Prince George lumber manufacturer John Brink will be standing on broader ground when his legal battle with BCR Properties Ltd. over a failed land deal heads to court.

In a decision issued Thursday, B.C. Supreme Court Justice Marguerite Church found he can add allegations of fraudulent misrepresentation to his claim.

The sides are at odds over the state of a property in the BCR Industrial Site where a partially-completed sawmill now stands.

Brink alleges the work stopped after a landfill was discovered on the site. He says it covers 22 acres of the 100-acre site, is up to 30 feet deep and contains deleterious materials, including arsenic, mercury, PCBs, and PCPs.

By the time he found out about the landfill, Brink has said he had spent $10 million pouring a foundation for the new sawmill. He also contends it will cost nearly $14.5 million to properly remediate the landfill, which he has said is located within 100 metres of the Fraser River.

The plan was to build a two-line sawmill that would have employed 200 people at 1077 Boundary Rd. location, once home to one of the old Netherlands sawmills.

Church also found the claim can be amended to allege that each party had a "duty of honest performance or good faith performance;" that BCR Properties had a duty to disclose the presence of the landfill, which created an unacceptable risk to human health and the environment; and that it failed to comply with its obligations under the Waste Management Act or the Environmental Management Act.

During submissions on the proposed amendments in late February, counsel for BCR had argued Brink is trying to relitigate a claim previously dismissed by the court.

Matters came to a head when the parties' respective consultants produced "diametrically opposed" environmental reports. While BCR's consultant found there was no need to remove the landfill, Brink's consultant found there was.

Brink refused BCR's request for a second appraiser and for another environmental consultant to be brought in to test the site.
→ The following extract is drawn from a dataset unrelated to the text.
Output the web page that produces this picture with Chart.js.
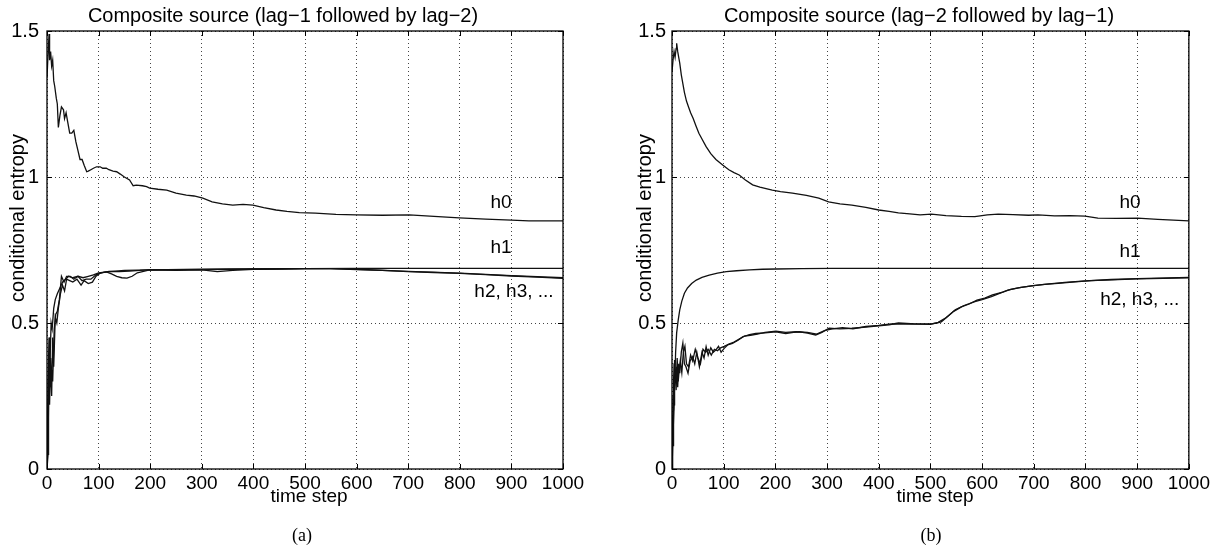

In a 2010 decision, the court agreed Brink could refuse further testing.

A five-week trial on the matter had been set to start in January but was put on hold when Brink's lawyer, Jon Duncan, applied to have the claim amended. Dates for a new trial have not been set, but it will likely be held early next year.

By April 2011, his option to purchase had expired and that same year, a B.C. Supreme Court Justice dismissed Brink's allegation that BCR had breached the option by not completing the appraisal.